» **Task statement**: Set all the material down again unchanged, without the pictures.

» **Information provided**:
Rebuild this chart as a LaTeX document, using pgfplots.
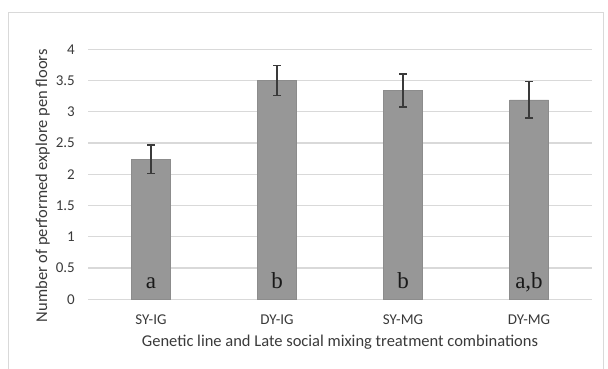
\documentclass[border=0pt]{standalone}
\usepackage{pgfplots}
\pgfplotsset{compat=1.18}
\usepackage{fontspec}
\setmainfont{Carlito}
\newfontfamily\serifletters{Liberation Serif}
\definecolor{bargray}{HTML}{979797}
\definecolor{baredge}{HTML}{8C8C8C}
\definecolor{gridgray}{HTML}{D9D9D9}
\definecolor{framegray}{HTML}{D9D9D9}
\definecolor{errgray}{HTML}{3A3A3A}
\definecolor{txt}{HTML}{3A3A3A}
\begin{document}
\begin{tikzpicture}
\useasboundingbox (0,0) rectangle (608pt,369pt);
\draw[framegray, line width=1pt] (8.3pt,0) -- (8.3pt,356.7pt) -- (603.5pt,356.7pt) -- (603.5pt,0);
\begin{axis}[
  at={(88pt,69.7pt)}, anchor=south west,
  width=504pt, height=250pt, scale only axis,
  xmin=-0.5, xmax=3.5, ymin=0, ymax=4,
  axis line style={draw=none},
  ytick={0,0.5,...,4},
  yticklabels={0,0.5,1,1.5,2,2.5,3,3.5,4},
  ymajorgrids, grid style={gridgray, line width=1.4pt},
  major tick length=0pt,
  xtick={0,1,2,3},
  xticklabels={SY-IG,DY-IG,SY-MG,DY-MG},
  tick label style={font=\fontsize{15}{16}\selectfont, text=txt},
  /pgf/number format/assume math mode=true,
  yticklabel style={anchor=east, inner sep=0pt, xshift=-13pt},
  xticklabel style={anchor=base, inner sep=0pt, yshift=-25pt},
  xlabel={Genetic line and Late social mixing treatment combinations},
  ylabel={Number of performed explore pen floors},
  label style={font=\fontsize{16.5}{18}\selectfont, text=txt},
  xlabel style={at={(axis description cs:0.5,-0.187)}, anchor=base},
  ylabel style={at={(axis description cs:-0.0813,0.455)}, anchor=base, rotate=0},
  clip=false,
]
\addplot[ybar, bar width=39pt, fill=bargray, draw=baredge,
  error bars/.cd, y dir=both, y explicit,
  error bar style={errgray, line width=1.3pt},
  error mark options={errgray, line width=1.3pt, mark size=4pt, rotate=90}]
  coordinates {
    (0,2.24) +- (0,0.23)
    (1,3.50) +- (0,0.24)
    (2,3.34) +- (0,0.265)
    (3,3.19) +- (0,0.29)
  };
\node[anchor=base, font=\serifletters\fontsize{23}{24}\selectfont, text=black!90] at (axis cs:0,0.18) {a};
\node[anchor=base, font=\serifletters\fontsize{23}{24}\selectfont, text=black!90] at (axis cs:1,0.18) {b};
\node[anchor=base, font=\serifletters\fontsize{23}{24}\selectfont, text=black!90] at (axis cs:2,0.18) {b};
\node[anchor=base, font=\serifletters\fontsize{23}{24}\selectfont, text=black!90] at (axis cs:3,0.18) {a,b};
\end{axis}
\end{tikzpicture}
\end{document}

» **Solution to this problem**:
Rebuild this chart as a LaTeX document, using pgfplots.
\documentclass[border=0pt]{standalone}
\usepackage{pgfplots}
\pgfplotsset{compat=1.18}
\usepackage{fontspec}
\setmainfont{Carlito}
\newfontfamily\serifletters{Liberation Serif}
\definecolor{bargray}{HTML}{979797}
\definecolor{baredge}{HTML}{8C8C8C}
\definecolor{gridgray}{HTML}{D9D9D9}
\definecolor{framegray}{HTML}{D9D9D9}
\definecolor{errgray}{HTML}{3A3A3A}
\definecolor{txt}{HTML}{3A3A3A}
\begin{document}
\begin{tikzpicture}
\useasboundingbox (0,0) rectangle (608pt,369pt);
\draw[framegray, line width=1pt] (8.3pt,0) -- (8.3pt,356.7pt) -- (603.5pt,356.7pt) -- (603.5pt,0);
\begin{axis}[
  at={(88pt,69.7pt)}, anchor=south west,
  width=504pt, height=250pt, scale only axis,
  xmin=-0.5, xmax=3.5, ymin=0, ymax=4,
  axis line style={draw=none},
  ytick={0,0.5,...,4},
  yticklabels={0,0.5,1,1.5,2,2.5,3,3.5,4},
  ymajorgrids, grid style={gridgray, line width=1.4pt},
  major tick length=0pt,
  xtick={0,1,2,3},
  xticklabels={SY-IG,DY-IG,SY-MG,DY-MG},
  tick label style={font=\fontsize{15}{16}\selectfont, text=txt},
  /pgf/number format/assume math mode=true,
  yticklabel style={anchor=east, inner sep=0pt, xshift=-13pt},
  xticklabel style={anchor=base, inner sep=0pt, yshift=-25pt},
  xlabel={Genetic line and Late social mixing treatment combinations},
  ylabel={Number of performed explore pen floors},
  label style={font=\fontsize{16.5}{18}\selectfont, text=txt},
  xlabel style={at={(axis description cs:0.5,-0.187)}, anchor=base},
  ylabel style={at={(axis description cs:-0.0813,0.455)}, anchor=base, rotate=0},
  clip=false,
]
\addplot[ybar, bar width=39pt, fill=bargray, draw=baredge,
  error bars/.cd, y dir=both, y explicit,
  error bar style={errgray, line width=1.3pt},
  error mark options={errgray, line width=1.3pt, mark size=4pt, rotate=90}]
  coordinates {
    (0,2.24) +- (0,0.23)
    (1,3.50) +- (0,0.24)
    (2,3.34) +- (0,0.265)
    (3,3.19) +- (0,0.29)
  };
\node[anchor=base, font=\serifletters\fontsize{23}{24}\selectfont, text=black!90] at (axis cs:0,0.18) {a};
\node[anchor=base, font=\serifletters\fontsize{23}{24}\selectfont, text=black!90] at (axis cs:1,0.18) {b};
\node[anchor=base, font=\serifletters\fontsize{23}{24}\selectfont, text=black!90] at (axis cs:2,0.18) {b};
\node[anchor=base, font=\serifletters\fontsize{23}{24}\selectfont, text=black!90] at (axis cs:3,0.18) {a,b};
\end{axis}
\end{tikzpicture}
\end{document}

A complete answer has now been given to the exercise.